● **WHAT YOU WILL DO**
Omit every picture and write out the rest of the records exactly.

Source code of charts
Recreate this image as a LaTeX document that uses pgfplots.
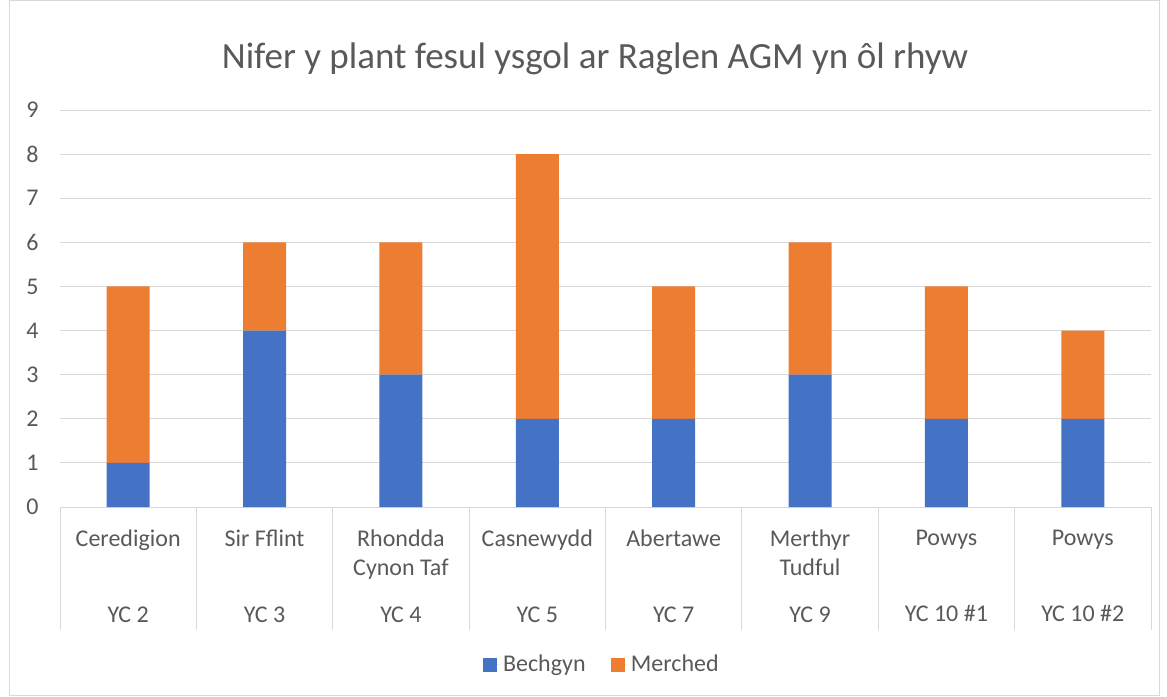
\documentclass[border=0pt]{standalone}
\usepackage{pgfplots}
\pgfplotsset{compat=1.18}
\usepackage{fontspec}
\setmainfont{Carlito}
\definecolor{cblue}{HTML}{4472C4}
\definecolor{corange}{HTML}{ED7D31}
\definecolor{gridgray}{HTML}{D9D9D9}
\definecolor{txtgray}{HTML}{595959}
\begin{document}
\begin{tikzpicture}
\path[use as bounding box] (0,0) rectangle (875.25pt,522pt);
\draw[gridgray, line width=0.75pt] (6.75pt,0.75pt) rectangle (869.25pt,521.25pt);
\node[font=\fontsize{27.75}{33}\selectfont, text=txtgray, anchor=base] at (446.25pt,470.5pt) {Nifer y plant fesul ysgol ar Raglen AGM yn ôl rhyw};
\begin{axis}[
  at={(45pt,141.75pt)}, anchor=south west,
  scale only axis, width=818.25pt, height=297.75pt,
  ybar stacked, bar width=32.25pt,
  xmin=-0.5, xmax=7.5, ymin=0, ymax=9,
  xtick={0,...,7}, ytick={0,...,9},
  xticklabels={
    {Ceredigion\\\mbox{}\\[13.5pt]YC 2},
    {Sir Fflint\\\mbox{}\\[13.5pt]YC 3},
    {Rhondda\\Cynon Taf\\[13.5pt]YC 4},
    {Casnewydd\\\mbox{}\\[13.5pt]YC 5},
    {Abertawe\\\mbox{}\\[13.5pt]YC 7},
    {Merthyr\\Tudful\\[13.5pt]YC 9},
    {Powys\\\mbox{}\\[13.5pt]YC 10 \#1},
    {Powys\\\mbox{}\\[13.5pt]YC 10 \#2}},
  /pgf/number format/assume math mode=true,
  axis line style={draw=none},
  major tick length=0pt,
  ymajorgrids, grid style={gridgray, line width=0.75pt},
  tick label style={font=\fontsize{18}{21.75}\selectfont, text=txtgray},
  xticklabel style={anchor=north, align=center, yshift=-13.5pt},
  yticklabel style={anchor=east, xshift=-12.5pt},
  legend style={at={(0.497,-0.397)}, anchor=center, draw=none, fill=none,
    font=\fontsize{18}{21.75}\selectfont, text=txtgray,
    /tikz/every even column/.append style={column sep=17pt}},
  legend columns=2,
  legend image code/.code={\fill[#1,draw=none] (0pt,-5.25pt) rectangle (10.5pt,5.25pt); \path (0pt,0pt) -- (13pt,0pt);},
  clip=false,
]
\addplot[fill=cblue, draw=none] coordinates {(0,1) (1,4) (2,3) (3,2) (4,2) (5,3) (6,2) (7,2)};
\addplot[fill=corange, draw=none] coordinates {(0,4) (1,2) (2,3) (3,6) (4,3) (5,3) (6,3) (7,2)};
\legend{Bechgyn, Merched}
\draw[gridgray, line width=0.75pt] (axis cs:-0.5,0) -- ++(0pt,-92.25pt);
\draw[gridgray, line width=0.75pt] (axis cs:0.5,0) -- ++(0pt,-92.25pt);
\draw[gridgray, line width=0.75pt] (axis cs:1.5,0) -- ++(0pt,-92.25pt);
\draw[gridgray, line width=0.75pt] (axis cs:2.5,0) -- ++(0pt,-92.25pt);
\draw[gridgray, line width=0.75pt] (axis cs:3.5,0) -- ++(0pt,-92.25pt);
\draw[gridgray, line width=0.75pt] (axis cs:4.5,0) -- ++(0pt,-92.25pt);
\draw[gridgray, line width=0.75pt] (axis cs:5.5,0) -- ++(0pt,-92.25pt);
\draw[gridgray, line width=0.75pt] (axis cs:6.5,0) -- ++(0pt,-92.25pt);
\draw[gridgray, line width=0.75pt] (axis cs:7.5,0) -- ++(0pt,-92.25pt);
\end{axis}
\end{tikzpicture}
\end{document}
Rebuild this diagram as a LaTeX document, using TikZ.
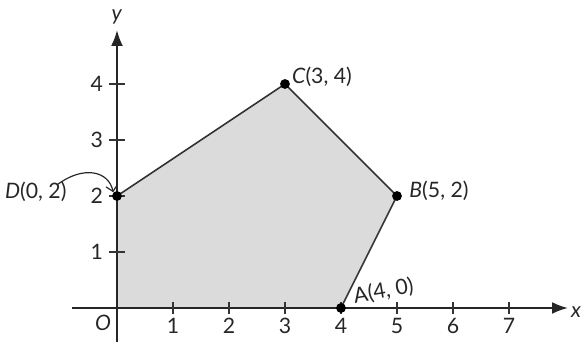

● **EXERCISE ANSWER**
Recreate this image as a LaTeX document that uses pgfplots.
\documentclass[border=0pt]{standalone}
\usepackage{pgfplots}
\pgfplotsset{compat=1.18}
\usepackage{fontspec}
\setmainfont{Carlito}
\definecolor{cblue}{HTML}{4472C4}
\definecolor{corange}{HTML}{ED7D31}
\definecolor{gridgray}{HTML}{D9D9D9}
\definecolor{txtgray}{HTML}{595959}
\begin{document}
\begin{tikzpicture}
\path[use as bounding box] (0,0) rectangle (875.25pt,522pt);
\draw[gridgray, line width=0.75pt] (6.75pt,0.75pt) rectangle (869.25pt,521.25pt);
\node[font=\fontsize{27.75}{33}\selectfont, text=txtgray, anchor=base] at (446.25pt,470.5pt) {Nifer y plant fesul ysgol ar Raglen AGM yn ôl rhyw};
\begin{axis}[
  at={(45pt,141.75pt)}, anchor=south west,
  scale only axis, width=818.25pt, height=297.75pt,
  ybar stacked, bar width=32.25pt,
  xmin=-0.5, xmax=7.5, ymin=0, ymax=9,
  xtick={0,...,7}, ytick={0,...,9},
  xticklabels={
    {Ceredigion\\\mbox{}\\[13.5pt]YC 2},
    {Sir Fflint\\\mbox{}\\[13.5pt]YC 3},
    {Rhondda\\Cynon Taf\\[13.5pt]YC 4},
    {Casnewydd\\\mbox{}\\[13.5pt]YC 5},
    {Abertawe\\\mbox{}\\[13.5pt]YC 7},
    {Merthyr\\Tudful\\[13.5pt]YC 9},
    {Powys\\\mbox{}\\[13.5pt]YC 10 \#1},
    {Powys\\\mbox{}\\[13.5pt]YC 10 \#2}},
  /pgf/number format/assume math mode=true,
  axis line style={draw=none},
  major tick length=0pt,
  ymajorgrids, grid style={gridgray, line width=0.75pt},
  tick label style={font=\fontsize{18}{21.75}\selectfont, text=txtgray},
  xticklabel style={anchor=north, align=center, yshift=-13.5pt},
  yticklabel style={anchor=east, xshift=-12.5pt},
  legend style={at={(0.497,-0.397)}, anchor=center, draw=none, fill=none,
    font=\fontsize{18}{21.75}\selectfont, text=txtgray,
    /tikz/every even column/.append style={column sep=17pt}},
  legend columns=2,
  legend image code/.code={\fill[#1,draw=none] (0pt,-5.25pt) rectangle (10.5pt,5.25pt); \path (0pt,0pt) -- (13pt,0pt);},
  clip=false,
]
\addplot[fill=cblue, draw=none] coordinates {(0,1) (1,4) (2,3) (3,2) (4,2) (5,3) (6,2) (7,2)};
\addplot[fill=corange, draw=none] coordinates {(0,4) (1,2) (2,3) (3,6) (4,3) (5,3) (6,3) (7,2)};
\legend{Bechgyn, Merched}
\draw[gridgray, line width=0.75pt] (axis cs:-0.5,0) -- ++(0pt,-92.25pt);
\draw[gridgray, line width=0.75pt] (axis cs:0.5,0) -- ++(0pt,-92.25pt);
\draw[gridgray, line width=0.75pt] (axis cs:1.5,0) -- ++(0pt,-92.25pt);
\draw[gridgray, line width=0.75pt] (axis cs:2.5,0) -- ++(0pt,-92.25pt);
\draw[gridgray, line width=0.75pt] (axis cs:3.5,0) -- ++(0pt,-92.25pt);
\draw[gridgray, line width=0.75pt] (axis cs:4.5,0) -- ++(0pt,-92.25pt);
\draw[gridgray, line width=0.75pt] (axis cs:5.5,0) -- ++(0pt,-92.25pt);
\draw[gridgray, line width=0.75pt] (axis cs:6.5,0) -- ++(0pt,-92.25pt);
\draw[gridgray, line width=0.75pt] (axis cs:7.5,0) -- ++(0pt,-92.25pt);
\end{axis}
\end{tikzpicture}
\end{document}
Rebuild this diagram as a LaTeX document, using TikZ.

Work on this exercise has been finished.